### Given exercise:
Collect all lines from the listing that include the string "matplotlib".
........
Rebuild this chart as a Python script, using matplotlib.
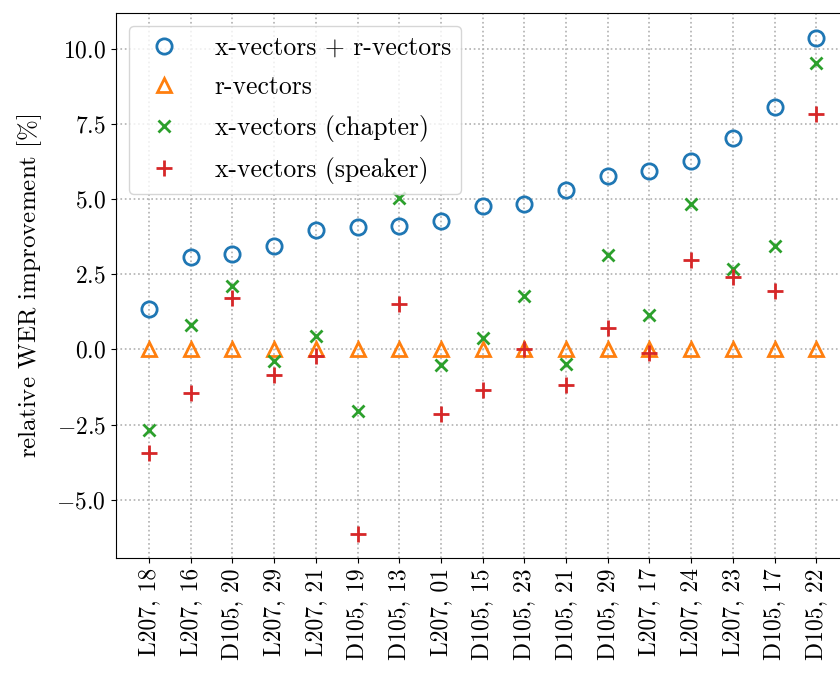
import matplotlib
matplotlib.use("Agg")
import matplotlib.pyplot as plt
import numpy as np

plt.rcParams["font.family"] = "serif"
plt.rcParams["font.serif"] = ["cmr10"]
plt.rcParams["mathtext.fontset"] = "cm"
plt.rcParams["axes.formatter.use_mathtext"] = True
plt.rcParams["font.size"] = 17

# recording, chapter pairs ordered by combined improvement
labels = ["L207, 18", "L207, 16", "D105, 20", "L207, 29", "L207, 21", "D105, 19",
          "D105, 13", "L207, 01", "D105, 15", "D105, 23", "D105, 21", "D105, 29",
          "L207, 17", "L207, 24", "L207, 23", "D105, 17", "D105, 22"]

xr_vectors = [1.34, 3.07, 3.18, 3.46, 3.96, 4.09, 4.11, 4.28, 4.79, 4.85,
              5.31, 5.76, 5.94, 6.29, 7.03, 8.06, 10.37]
r_vectors = [0.0] * 17
x_chapter = [-2.69, 0.82, 2.12, -0.37, 0.46, -2.06, 5.05, -0.51, 0.37, 1.79,
             -0.49, 3.16, 1.14, 4.85, 2.69, 3.45, 9.55]
x_speaker = [-3.46, -1.45, 1.71, -0.86, -0.23, -6.13, 1.52, -2.14, -1.34, 0.01,
             -1.17, 0.72, -0.13, 2.97, 2.42, 1.93, 7.83]

x = np.arange(len(labels))

fig = plt.figure(figsize=(8.4, 6.73), dpi=100)
# right edge runs slightly past the canvas
ax = fig.add_axes([0.1377, 0.1704, 0.8737, 0.810])

ax.plot(x, xr_vectors, "o", color="C0", mfc="none", mew=2, ms=11,
        label="x-vectors + r-vectors")
ax.plot(x, r_vectors, "^", color="C1", mfc="none", mew=2, ms=10,
        label="r-vectors")
ax.plot(x, x_chapter, "x", color="C2", mew=2, ms=8.5,
        label="x-vectors (chapter)")
ax.plot(x, x_speaker, "+", color="C3", mew=2, ms=11.5,
        label="x-vectors (speaker)")

ax.set_xticks(x)
ax.set_xticklabels(labels, rotation=90)
ax.set_yticks([-5.0, -2.5, 0.0, 2.5, 5.0, 7.5, 10.0])
ax.set_ylabel(r"relative WER improvement $[\%]$", fontsize=18, labelpad=9)
ax.grid(True, linestyle=":", color="#b0b0b0", linewidth=1.2)
ax.set_axisbelow(True)

ax.legend(loc="upper left", fontsize=18.5, labelspacing=0.6,
          borderaxespad=0.5, handletextpad=0.95)

fig.savefig("out.png", dpi=100)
........
### Right answer:
Rebuild this chart as a Python script, using matplotlib.
import matplotlib
matplotlib.use("Agg")
import matplotlib.pyplot as plt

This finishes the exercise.